Due to outmigration, the village’s population has diminished, and job opportunities have decreased. My grandfather Rick Berns, who is a longtime resident and current mayor of Old Harbor, looks at the bison herd in terms of how it fits into the community’s economy, noting, “This type of project takes a lot of work and innovative thinking, but eventually there will be paying jobs. As of now, we are just focused on harvesting the meat and distributing it.”

“We hope the bison herd will spark opportunity for younger generations and draw people back home as commercial fishing once did.”

Families in Kodiak have depended heavily on fishing over the last century, but dynamics in the industry are changing. For the last several decades, many people in my community have left the village in search of other job prospects. We now hope the bison herd will spark opportunity for younger generations and draw people back home as commercial fishing once did.

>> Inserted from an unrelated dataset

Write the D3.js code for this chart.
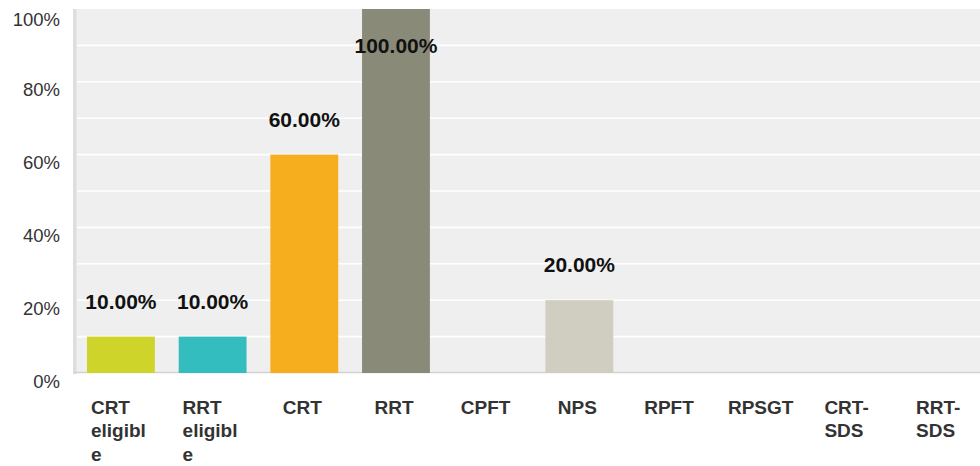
<!DOCTYPE html>
<html>
<head>
<meta charset="utf-8">
<script src="https://cdn.jsdelivr.net/npm/d3@7"></script>
<style>
  html, body { margin: 0; padding: 0; background: #fff; }
  svg { display: block; font-family: "Liberation Sans", Arial, Helvetica, sans-serif; }
</style>
</head>
<body>
<svg id="chart" width="980" height="466"></svg>
<script>
const categories = ["CRT eligible", "RRT eligible", "CRT", "RRT", "CPFT", "NPS", "RPFT", "RPSGT", "CRT-SDS", "RRT-SDS"];
const categoryLabelLines = [["CRT", "eligibl", "e"], ["RRT", "eligibl", "e"], ["CRT"], ["RRT"], ["CPFT"], ["NPS"], ["RPFT"], ["RPSGT"], ["CRT-", "SDS"], ["RRT-", "SDS"]];
const values = [10, 10, 60, 100, 0, 20, 0, 0, 0, 0];
const barColors = ["#cfd42a", "#33bdbf", "#f6ae1f", "#8a8a78", "#9fc3c6", "#d0cec0", "#e2c07a", "#b6b6a8", "#a8c8a0", "#c9c9c9"];
const yTicks = [0, 20, 40, 60, 80, 100];
const yGrid = [10, 20, 30, 40, 50, 60, 70, 80, 90];

const W = 980, H = 466;
const plotLeft = 76, plotTop = 9, plotBottom = 373;
const svg = d3.select("#chart");

const y = d3.scaleLinear().domain([0, 100]).range([plotBottom, plotTop]);
const x = d3.scaleBand().domain(categories).range([75, 992]).paddingInner(0.26).paddingOuter(0.131);

// plot background
svg.append("rect").attr("x", plotLeft).attr("y", plotTop)
  .attr("width", W - plotLeft).attr("height", plotBottom - plotTop).attr("fill", "#efefef");
// left border
svg.append("rect").attr("x", 73).attr("y", plotTop).attr("width", 3.5)
  .attr("height", plotBottom - plotTop + 1).attr("fill", "#dedede");

// gridlines
svg.append("g").selectAll("line").data(yGrid).join("line")
  .attr("x1", plotLeft + 1).attr("x2", W)
  .attr("y1", d => y(d)).attr("y2", d => y(d))
  .attr("stroke", "#ffffff").attr("stroke-width", 1.6);

// bottom axis line
svg.append("line").attr("x1", 74).attr("x2", W)
  .attr("y1", plotBottom - 0.5).attr("y2", plotBottom - 0.5)
  .attr("stroke", "#d2d2d2").attr("stroke-width", 1.5);

// y tick labels
svg.append("g").selectAll("text").data(yTicks).join("text")
  .attr("x", 60).attr("y", d => Math.max(y(d) + 14.5, 26))
  .attr("text-anchor", "end").attr("font-size", "18.5px").attr("fill", "#333")
  .text(d => d + "%");

// bars
svg.append("g").selectAll("rect").data(categories).join("rect")
  .attr("x", d => x(d)).attr("width", x.bandwidth())
  .attr("y", (d, i) => y(values[i]))
  .attr("height", (d, i) => y(0) - y(values[i]))
  .attr("fill", (d, i) => barColors[i]);

// value labels
svg.append("g").selectAll("text").data(categories.filter((d, i) => values[i] > 0)).join("text")
  .attr("x", d => x(d) + x.bandwidth() / 2)
  .attr("y", d => Math.max(y(values[categories.indexOf(d)]) - 28, 53))
  .attr("text-anchor", "middle").attr("font-size", "21px").attr("font-weight", "bold")
  .attr("fill", "#111")
  .text(d => values[categories.indexOf(d)].toFixed(2) + "%");

// x category labels
const xl = svg.append("g").selectAll("text").data(categories).join("text")
  .attr("font-size", "19px").attr("font-weight", "bold").attr("fill", "#333")
  .each(function(d, i) {
    const lines = categoryLabelLines[i];
    const cx = x(d) + x.bandwidth() / 2;
    const t = d3.select(this);
    if (lines.length > 1) {
      t.attr("text-anchor", "start");
      lines.forEach((ln, k) => {
        t.append("tspan").attr("x", cx - 30).attr("y", 414 + k * 23.3).text(ln);
      });
    } else {
      t.attr("text-anchor", "middle").attr("x", cx - 2).attr("y", 414).text(lines[0]);
    }
  });
</script>
</body>
</html>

Melissa Berns applying a cold brand to one of three Yellowstone bison bulls on Sitkalidak Island. Photo credit: © Dahlia Berns

Documentation of this process, as I am trying to do via a film project with WCS (Wildlife Conservation Society), is pivotal to capturing Old Harbor’s history for future generations. It is my hope that years from now, new and old residents will be able to refer to this and other records of the bison herd and remember the progress that we’ve achieved together.

As a young woman who aspires to work in the wildlife conservation field, I have followed these events with wonder. In carrying on and expanding subsistence traditions while ensuring the security of our land’s diversity, the Sitkalidak Island Bison Project is helping Old Harbor further improve and develop. I am honored to participate in such an important part of our history. The ancestors are proud.

Dahlia Berns is a member of the Alutiiq Tribe of Old Harbor and has been involved in the Sitkalidak bison project since its inception in 2017. She is currently working with Woodruff Laputka, of the WCS (Wildlife Conservation Society) Arctic Beringia program on a feature-length documentary, “The Herd.”